Domande sul vivente. Intervista alla curatrice Gabriela Galati
Parola alla curatrice della mostra allestita presso aA29 Project Room a Milano. Una riflessione creativa sulle tante forme del “vivente”.
Nessun essere vivente può vivere da solo: in una contemporaneità di vertiginose trasformazioni diventa ancora più urgente ampliare il proprio sguardo oltre il panorama ristretto dell’umano. Abbiamo incontrato Gabriela Galati, che ha fatto degli interrogativi del post umano non solo il centro della propria ricerca, ma anche il filo conduttore della mostra collettiva Domande sul vivente da lei curata negli spazi di aA29 Project Room a Milano.
Hai dedicato al postumano un dottorato e da poco è uscito il tuo libro Duchamp meets Turing. Perché hai sentito l’esigenza di tradurre questo stesso tema in termini curatoriali? E perché scegliere di dedicare una mostra alle domande sul vivente e non alle risposte?
Avevo inizialmente pensato a un titolo come “visioni sul vivente”, ma mi sembra sempre più utile porre domande, anche quando rimangono senza risposta. Nel mio dottorato e nel libro che è appena stato pubblicato mi occupo principalmente del rapporto uomo-tecnologia. Quando ho finito, anche grazie al lavoro e alle discussioni con Ivana Adaime Makac (presente in mostra), ho iniziato a esplorare il rapporto dell’uomo con il vivente in generale, a considerare un ecosistema in cui ogni vivente sia contemplato. Poiché le mie prime riflessioni su questo tema sono nate grazie ad artisti, mi sembrava molto importante un approccio a questi argomenti attraverso una mostra.
La mostra presenta sei artisti e un collettivo creativo che provengono da percorsi estremamente diversi e che scelgono mezzi altrettanto diversi per esprimersi. Come li hai scelti?
Ho iniziato dagli artisti della galleria che già lavoravano su questi temi: Matilde Sambo, Tiziana Pers. Altri che mi avevano concretamente aiutato ad avvicinarmi a questi temi come Ivana Adaime Makac, o che mi interessavano da tempo come Brandon Ballengée (le cui opere ci sono state gentilmente prestate da Nowhere Gallery). Ho poi deciso di approfondire il rapporto con artisti con cui non avevo mai lavorato molto ma a cui volevo avvicinarmi, come Muriel Rodolosse e Camilla Alberti. Mi interessava che gli approcci fossero molto diversi e che il vivente non fosse soltanto un materiale esposto: non devono per forza esserci solo installazioni con piante o animali, si può parlare di viventi anche con la pittura.

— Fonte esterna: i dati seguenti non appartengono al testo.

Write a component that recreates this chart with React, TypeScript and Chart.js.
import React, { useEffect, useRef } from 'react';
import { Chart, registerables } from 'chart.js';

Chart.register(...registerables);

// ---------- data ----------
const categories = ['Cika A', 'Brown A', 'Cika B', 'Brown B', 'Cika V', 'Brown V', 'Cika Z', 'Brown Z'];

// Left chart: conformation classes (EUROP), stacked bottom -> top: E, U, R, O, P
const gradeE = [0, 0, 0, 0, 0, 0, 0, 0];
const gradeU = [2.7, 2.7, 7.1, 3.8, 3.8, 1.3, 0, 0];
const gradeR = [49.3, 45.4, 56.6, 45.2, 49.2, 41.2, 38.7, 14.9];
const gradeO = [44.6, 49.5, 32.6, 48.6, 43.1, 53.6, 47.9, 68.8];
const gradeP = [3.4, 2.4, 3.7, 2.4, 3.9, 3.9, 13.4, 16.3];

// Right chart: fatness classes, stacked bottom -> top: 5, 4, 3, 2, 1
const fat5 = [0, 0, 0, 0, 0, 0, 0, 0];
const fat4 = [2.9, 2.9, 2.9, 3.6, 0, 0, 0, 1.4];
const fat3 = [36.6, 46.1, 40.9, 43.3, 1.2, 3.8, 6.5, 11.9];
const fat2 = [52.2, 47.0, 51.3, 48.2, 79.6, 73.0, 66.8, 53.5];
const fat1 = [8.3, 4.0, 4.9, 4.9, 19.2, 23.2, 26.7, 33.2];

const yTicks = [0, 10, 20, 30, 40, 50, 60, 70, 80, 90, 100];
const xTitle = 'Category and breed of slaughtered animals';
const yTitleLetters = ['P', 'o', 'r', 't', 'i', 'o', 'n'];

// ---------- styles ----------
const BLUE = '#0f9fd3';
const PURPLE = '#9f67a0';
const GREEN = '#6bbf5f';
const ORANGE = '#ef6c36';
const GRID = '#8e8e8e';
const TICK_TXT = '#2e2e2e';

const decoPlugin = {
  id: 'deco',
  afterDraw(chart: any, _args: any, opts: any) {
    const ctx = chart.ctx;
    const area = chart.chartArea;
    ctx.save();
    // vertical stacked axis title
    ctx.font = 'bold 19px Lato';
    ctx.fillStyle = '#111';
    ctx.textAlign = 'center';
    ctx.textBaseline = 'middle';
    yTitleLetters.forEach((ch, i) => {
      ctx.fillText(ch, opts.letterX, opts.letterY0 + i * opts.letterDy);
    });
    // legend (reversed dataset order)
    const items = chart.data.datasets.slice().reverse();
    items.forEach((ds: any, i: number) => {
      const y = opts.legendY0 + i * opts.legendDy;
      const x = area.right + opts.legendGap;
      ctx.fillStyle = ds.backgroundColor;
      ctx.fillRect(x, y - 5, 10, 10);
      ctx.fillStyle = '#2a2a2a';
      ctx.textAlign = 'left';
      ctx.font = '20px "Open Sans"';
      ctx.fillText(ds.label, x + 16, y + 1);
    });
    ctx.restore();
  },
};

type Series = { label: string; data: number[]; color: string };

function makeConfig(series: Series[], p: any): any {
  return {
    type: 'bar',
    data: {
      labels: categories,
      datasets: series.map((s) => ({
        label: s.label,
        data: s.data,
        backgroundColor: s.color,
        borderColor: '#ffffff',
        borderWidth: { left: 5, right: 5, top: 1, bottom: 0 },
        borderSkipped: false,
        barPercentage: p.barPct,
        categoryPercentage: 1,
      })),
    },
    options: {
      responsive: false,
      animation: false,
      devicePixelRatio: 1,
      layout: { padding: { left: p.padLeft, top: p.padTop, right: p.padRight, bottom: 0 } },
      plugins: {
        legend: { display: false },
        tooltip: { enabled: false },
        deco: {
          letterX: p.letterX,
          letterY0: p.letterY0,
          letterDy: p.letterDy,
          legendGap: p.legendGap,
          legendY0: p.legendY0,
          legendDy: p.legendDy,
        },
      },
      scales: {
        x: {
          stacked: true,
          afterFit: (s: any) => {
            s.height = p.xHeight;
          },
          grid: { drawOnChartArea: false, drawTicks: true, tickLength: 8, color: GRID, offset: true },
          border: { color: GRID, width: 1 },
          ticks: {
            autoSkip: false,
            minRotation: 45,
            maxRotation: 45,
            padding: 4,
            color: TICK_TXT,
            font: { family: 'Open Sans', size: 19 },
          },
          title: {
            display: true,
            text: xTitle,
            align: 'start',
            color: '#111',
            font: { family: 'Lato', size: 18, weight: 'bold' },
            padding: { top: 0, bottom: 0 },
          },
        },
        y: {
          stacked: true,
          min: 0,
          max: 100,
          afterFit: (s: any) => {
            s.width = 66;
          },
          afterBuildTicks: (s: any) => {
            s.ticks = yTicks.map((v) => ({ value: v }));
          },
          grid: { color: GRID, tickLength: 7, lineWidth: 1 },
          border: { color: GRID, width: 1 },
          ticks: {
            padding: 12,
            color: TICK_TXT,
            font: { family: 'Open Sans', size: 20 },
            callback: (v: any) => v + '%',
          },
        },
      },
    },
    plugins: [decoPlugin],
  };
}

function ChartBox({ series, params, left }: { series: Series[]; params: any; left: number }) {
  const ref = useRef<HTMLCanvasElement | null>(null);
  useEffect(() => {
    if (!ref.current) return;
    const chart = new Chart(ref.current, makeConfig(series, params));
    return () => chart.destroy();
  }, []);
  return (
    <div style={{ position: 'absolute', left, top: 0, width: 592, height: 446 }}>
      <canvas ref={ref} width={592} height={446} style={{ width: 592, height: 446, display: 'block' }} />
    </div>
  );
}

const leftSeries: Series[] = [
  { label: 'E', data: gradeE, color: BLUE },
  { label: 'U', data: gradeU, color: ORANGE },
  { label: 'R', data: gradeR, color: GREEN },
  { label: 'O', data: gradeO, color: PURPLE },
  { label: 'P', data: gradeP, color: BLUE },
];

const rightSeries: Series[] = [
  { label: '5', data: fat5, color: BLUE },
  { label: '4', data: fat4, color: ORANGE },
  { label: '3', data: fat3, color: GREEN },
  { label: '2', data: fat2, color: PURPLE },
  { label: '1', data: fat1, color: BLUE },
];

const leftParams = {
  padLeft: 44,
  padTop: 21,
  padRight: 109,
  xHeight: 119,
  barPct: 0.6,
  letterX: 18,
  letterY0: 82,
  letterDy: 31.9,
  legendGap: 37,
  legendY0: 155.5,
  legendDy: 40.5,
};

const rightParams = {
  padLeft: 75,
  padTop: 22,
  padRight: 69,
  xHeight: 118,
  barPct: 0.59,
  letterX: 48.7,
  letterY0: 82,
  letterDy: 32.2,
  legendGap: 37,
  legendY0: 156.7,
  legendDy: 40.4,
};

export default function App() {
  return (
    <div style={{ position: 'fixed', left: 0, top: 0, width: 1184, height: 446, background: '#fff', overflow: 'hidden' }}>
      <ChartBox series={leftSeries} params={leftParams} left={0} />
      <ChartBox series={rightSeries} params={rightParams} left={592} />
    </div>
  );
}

Il 23 giugno, il collettivo creativo SEEDS porterà negli spazi di aA29 Project Room la performance Plant Swap, invitando il pubblico a scambiarsi piante, semi, consigli e storie. Che significato assume un evento come questo all’interno di Domande sul vivente?
Mentre organizzavo questa mostra, sono entrata in contatto con Giada Seghers, che insieme ad altre tre ragazze forma il collettivo SEEDS. Esplorano il rapporto delle persone con le piante organizzando workshop indirizzati anche ai bambini. Un evento come il loro può davvero coinvolgere le persone, può portare in galleria anche un pubblico che normalmente non la frequenterebbe. Mi interessava poi che Plant Swap non consistesse solo nello scambiarsi piante, ma anche nel raccontarne le storie e in qualche modo renderle rintracciabili.
La mostra porta punti di vista diversi sull’immenso interrogativo del vivente. Si crea un dialogo organico? Pensi che se ne possano trarre delle conclusioni, degli approdi condivisi?
Sicuramente il vivente in ogni sua accezione è un argomento di ricerca sentito e diffuso nella contemporaneità. In alcuni casi, come quello di Tiziana Pers, alla pratica artistica si unisce quella dell’attivismo, in altri casi, come Brandon Ballengée, l’occhio è quello di un biologo, ma il punto fermo comune rimane sempre un profondo rispetto verso ogni forma di vivente.